Having trouble getting kids to eat healthy menu options? Below are simple low-cost and no-cost solutions to increase healthy food consumption without breaking the budget or your back:
Convenience is key! Place healthy items next to the cash register. Bottlenecks occur at cash registers leaving students too much time to think about something extra to buy. Replace desserts with fruits or healthy beverage like 100% juice or low-fat milk. If schools only have desserts in this prime location, students are more likely to take them.
1.) Make vegetables and fruits the “default” sides. Students are more likely to pick the default side dish than request a different one. Make vegetables and fruit the default sides for lunchroom entrees. On a similar principle, include low fat milk with lunches. Have less-healthy drinks available only by request– students will be less likely to purchase/request them.
2.) Prompt students at the cash register– ask if they would like “a fruit or a vegetable.” Have cafeteria staff ask if students would like vegetables with their entrees. Verbal prompts can cue food choices and eating behaviors. 70% of students in a 2007 study at Yale University ate a serving of fruit at a meal when school cafeteria staff asked if they would like a fruit or fruit juice. Only 40% of students ate a serving of fruit when not prompted.

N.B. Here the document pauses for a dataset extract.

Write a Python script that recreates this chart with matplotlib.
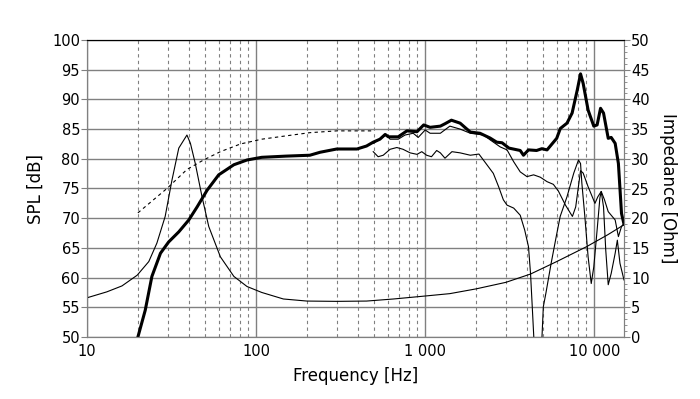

3.) Stay synced by keeping online menus or take-home menus current. Behavioral studies show individual who made food choices before being confronted with distractions were more likely to follow through on their dietary objectives. Allowing students (or for younger children, their parents) to select healthy meal options ahead of time also may help reduce purchases of less nutritious foods in the cafeteria..1
4.) Increasing the amount of lighting on healthy foods to make them seem more appetizing.
5.)Make healthy foods more accessible and within reach. Example: put fruit cups at eye level and in easy-to-transport containers
6.)In the hot lunch line, feature the vegetable or healthier options first, and the unhealthy options last. Students may be more likely to choose the options they see or are offered first.